[INFORMATION PROVIDED]:

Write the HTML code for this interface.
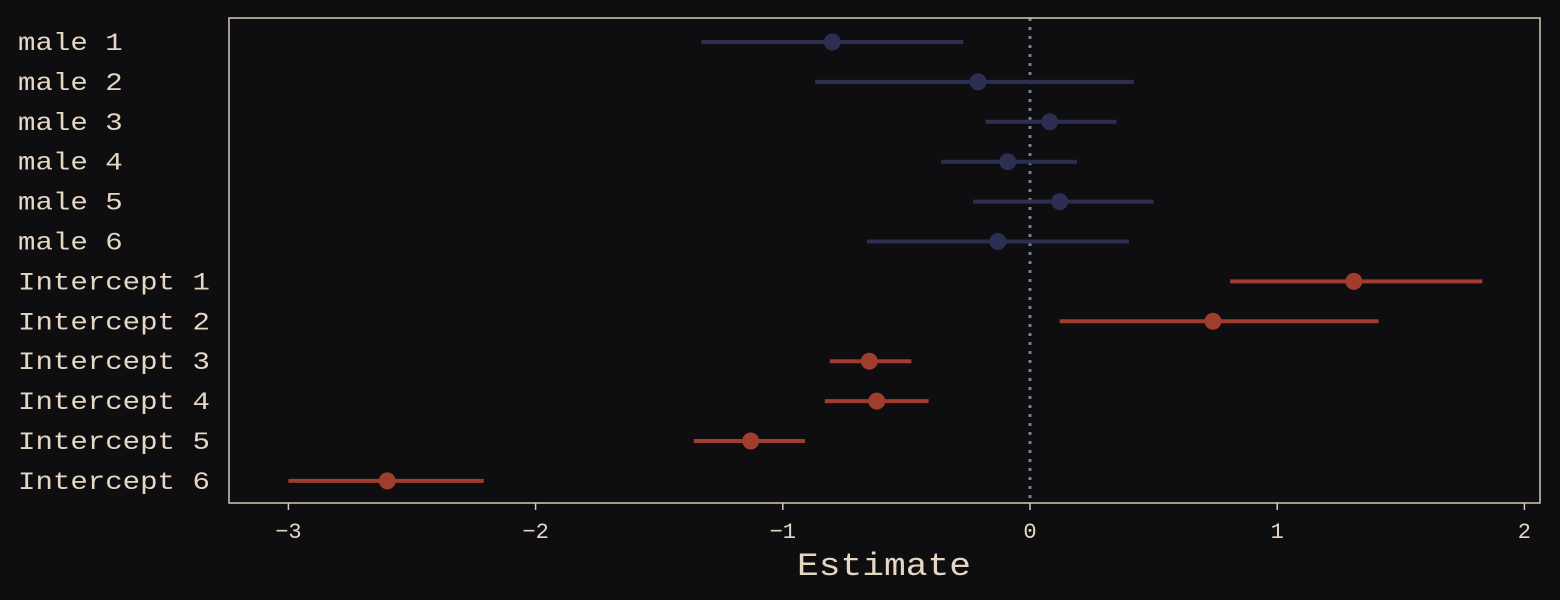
<!DOCTYPE html>
<html><head><meta charset="utf-8">
<style>
html,body{margin:0;padding:0;background:#0e0e10;}
svg{display:block;}
text{font-family:"Liberation Mono","Courier New",monospace;fill:#e6d6c4;}
</style></head>
<body>
<svg id="chart" width="1560" height="600" viewBox="0 0 1560 600" xmlns="http://www.w3.org/2000/svg">
<rect width="1560" height="600" fill="#0e0e10"/>
<g id="marks"></g>
<rect x="229" y="18" width="1311" height="485" fill="none" stroke="#d8c8b6" stroke-width="1.5"/>
<text x="797" y="575" font-size="32" textLength="174" lengthAdjust="spacingAndGlyphs">Estimate</text>
</svg>
<script>
const labels = ["male 1","male 2","male 3","male 4","male 5","male 6","Intercept 1","Intercept 2","Intercept 3","Intercept 4","Intercept 5","Intercept 6"];
const estimates = [-0.80,-0.21,0.08,-0.09,0.12,-0.13,1.31,0.74,-0.65,-0.62,-1.13,-2.60];
const lower = [-1.33,-0.87,-0.18,-0.36,-0.23,-0.66,0.81,0.12,-0.81,-0.83,-1.36,-3.00];
const upper = [-0.27,0.42,0.35,0.19,0.50,0.40,1.83,1.41,-0.48,-0.41,-0.91,-2.21];
const groups = ["male","male","male","male","male","male","int","int","int","int","int","int"];
const xTicks = [-3,-2,-1,0,1,2];
const xTickLabels = ["\u22123","\u22122","\u22121","0","1","2"];

const NS="http://www.w3.org/2000/svg";
const g=document.getElementById('marks');
const svg=document.getElementById('chart');
const xs=v=>1030+v*247.2;
const ys=i=>42+i*39.9;
const colors={male:"#2c2f52",int:"#a03d2e"};
function mk(t,a){const e=document.createElementNS(NS,t);for(const k in a)e.setAttribute(k,a[k]);return e;}

const zl=mk('line',{x1:xs(0),x2:xs(0),y1:18,y2:503,stroke:"#7a7f96","stroke-width":3,"stroke-dasharray":"3 6"});


g.appendChild(zl);

labels.forEach((lab,i)=>{
  const c=colors[groups[i]];
  const ln=mk('line',{x1:xs(lower[i]),x2:xs(upper[i]),y1:ys(i),y2:ys(i),stroke:c,"stroke-width":4});
  
  
  g.appendChild(ln);
  const pt=mk('circle',{cx:xs(estimates[i]),cy:ys(i),r:8.5,fill:c});
  
  
  g.appendChild(pt);
  const t=mk('text',{x:18,y:ys(i)+8,"font-size":25,textLength:(lab.length*17.45).toFixed(1),lengthAdjust:"spacingAndGlyphs"});
  t.textContent=lab;
  
  
  svg.appendChild(t);
});
xTicks.forEach((v,i)=>{
  const tk=mk('line',{x1:xs(v),x2:xs(v),y1:503,y2:510,stroke:"#d8c8b6","stroke-width":1.5});
  
  
  svg.appendChild(tk);
  const t=mk('text',{x:xs(v),y:538,"font-size":22,"text-anchor":"middle"});
  t.textContent=xTickLabels[i];
  
  
  svg.appendChild(t);
});
</script>
</body></html>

[EXERCISE GOAL]:
Restate the entire listing word for word, excluding pictures.

[THE RESULT]:
Write the HTML code for this interface.
<!DOCTYPE html>
<html><head><meta charset="utf-8">
<style>
html,body{margin:0;padding:0;background:#0e0e10;}
svg{display:block;}
text{font-family:"Liberation Mono","Courier New",monospace;fill:#e6d6c4;}
</style></head>
<body>
<svg id="chart" width="1560" height="600" viewBox="0 0 1560 600" xmlns="http://www.w3.org/2000/svg">
<rect width="1560" height="600" fill="#0e0e10"/>
<g id="marks"></g>
<rect x="229" y="18" width="1311" height="485" fill="none" stroke="#d8c8b6" stroke-width="1.5"/>
<text x="797" y="575" font-size="32" textLength="174" lengthAdjust="spacingAndGlyphs">Estimate</text>
</svg>
<script>
const labels = ["male 1","male 2","male 3","male 4","male 5","male 6","Intercept 1","Intercept 2","Intercept 3","Intercept 4","Intercept 5","Intercept 6"];
const estimates = [-0.80,-0.21,0.08,-0.09,0.12,-0.13,1.31,0.74,-0.65,-0.62,-1.13,-2.60];
const lower = [-1.33,-0.87,-0.18,-0.36,-0.23,-0.66,0.81,0.12,-0.81,-0.83,-1.36,-3.00];
const upper = [-0.27,0.42,0.35,0.19,0.50,0.40,1.83,1.41,-0.48,-0.41,-0.91,-2.21];
const groups = ["male","male","male","male","male","male","int","int","int","int","int","int"];
const xTicks = [-3,-2,-1,0,1,2];
const xTickLabels = ["\u22123","\u22122","\u22121","0","1","2"];

const NS="http://www.w3.org/2000/svg";
const g=document.getElementById('marks');
const svg=document.getElementById('chart');
const xs=v=>1030+v*247.2;
const ys=i=>42+i*39.9;
const colors={male:"#2c2f52",int:"#a03d2e"};
function mk(t,a){const e=document.createElementNS(NS,t);for(const k in a)e.setAttribute(k,a[k]);return e;}

const zl=mk('line',{x1:xs(0),x2:xs(0),y1:18,y2:503,stroke:"#7a7f96","stroke-width":3,"stroke-dasharray":"3 6"});


g.appendChild(zl);

labels.forEach((lab,i)=>{
  const c=colors[groups[i]];
  const ln=mk('line',{x1:xs(lower[i]),x2:xs(upper[i]),y1:ys(i),y2:ys(i),stroke:c,"stroke-width":4});
  
  
  g.appendChild(ln);
  const pt=mk('circle',{cx:xs(estimates[i]),cy:ys(i),r:8.5,fill:c});
  
  
  g.appendChild(pt);
  const t=mk('text',{x:18,y:ys(i)+8,"font-size":25,textLength:(lab.length*17.45).toFixed(1),lengthAdjust:"spacingAndGlyphs"});
  t.textContent=lab;
  
  
  svg.appendChild(t);
});
xTicks.forEach((v,i)=>{
  const tk=mk('line',{x1:xs(v),x2:xs(v),y1:503,y2:510,stroke:"#d8c8b6","stroke-width":1.5});
  
  
  svg.appendChild(tk);
  const t=mk('text',{x:xs(v),y:538,"font-size":22,"text-anchor":"middle"});
  t.textContent=xTickLabels[i];
  
  
  svg.appendChild(t);
});
</script>
</body></html>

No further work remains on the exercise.